Approach 2: Iterative Approach using Parent Pointers

An alternative approach involves adding parent pointers to each node. This allows for a more efficient iterative solution. We can traverse upwards from both node1 and node2, storing the ancestors of each node in sets. The LCA will be the lowest common element in both sets.

Adding parent pointers requires modifying the Node class and tree construction:

class Node:
    def __init__(self, data):
        self.data = data
        self.left = None
        self.right = None
        self.parent = None

# ... (Tree construction code would need to update parent pointers) ...


def lca_iterative(node1, node2):
    ancestors1 = set()
    curr = node1
    while curr:
        ancestors1.add(curr)
        curr = curr.parent

    curr = node2
    while curr:
        if curr in ancestors1:
            return curr
        curr = curr.parent
    return None # Should not reach here if both nodes exist in tree

This iterative approach has a time complexity of O(H), where H is the height of the tree, as it traverses upwards from both nodes. The space complexity is O(H) due to the set storing ancestors.

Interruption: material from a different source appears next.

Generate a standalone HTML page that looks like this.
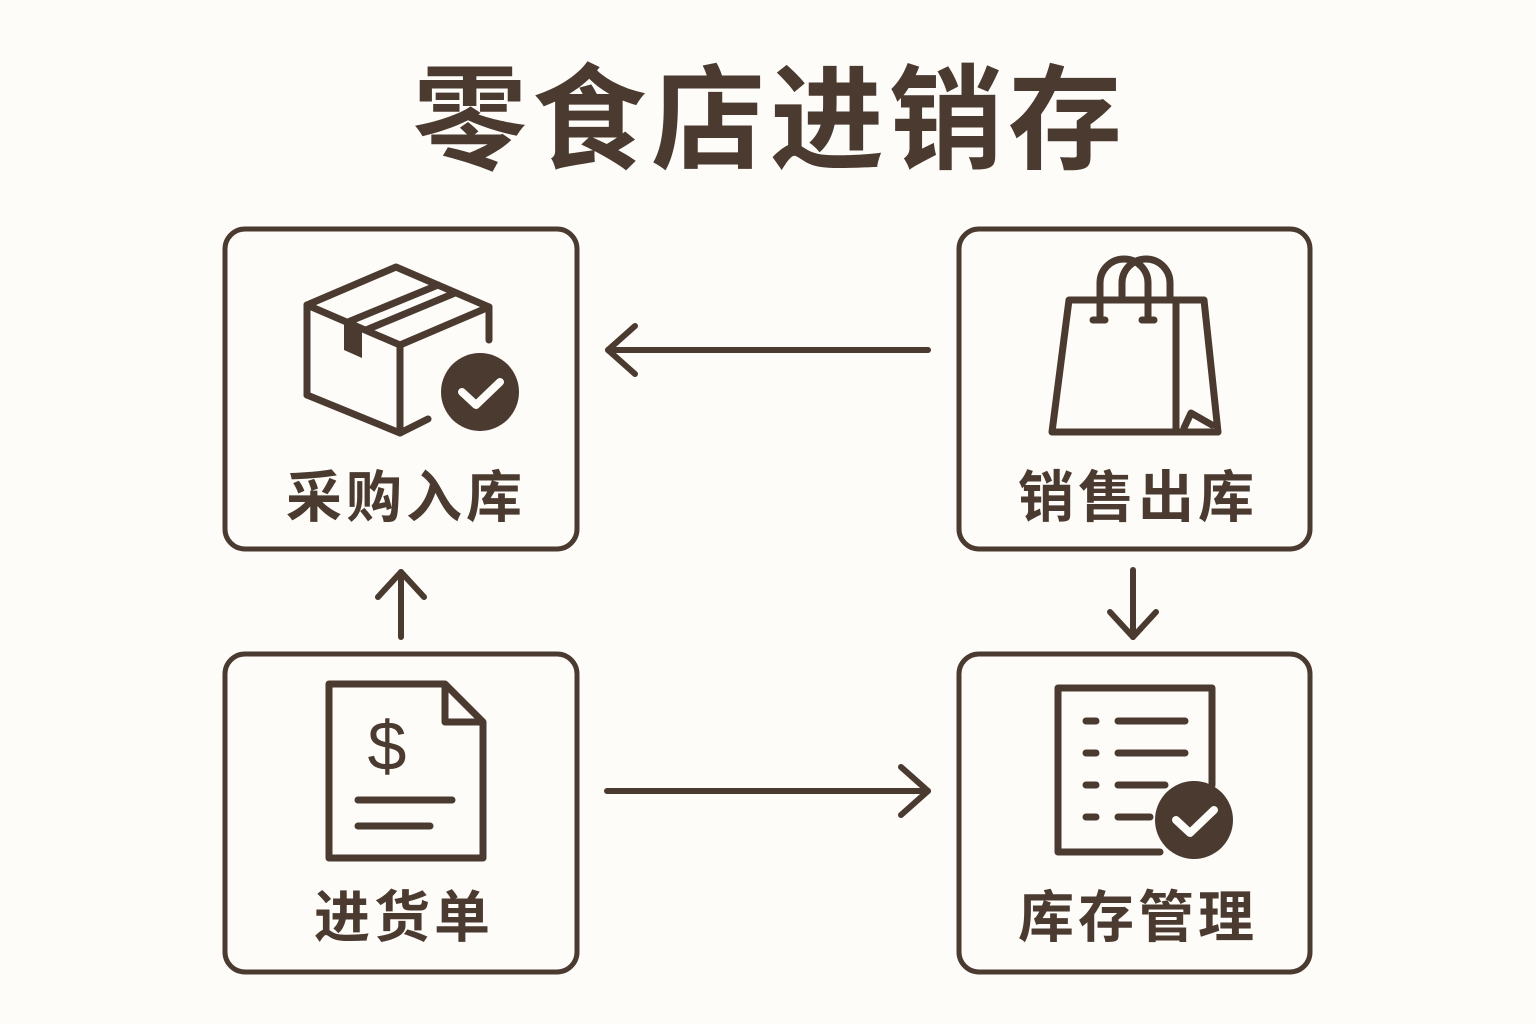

Approach 3: Using Path from Root

We can find the paths from the root to each of the given nodes and then iterate through both paths simultaneously. The last common node encountered is the LCA. This approach avoids parent pointers but requires two traversals to find the paths. The details and code are left as an exercise for the reader. Its time and space complexity are similar to the recursive approach.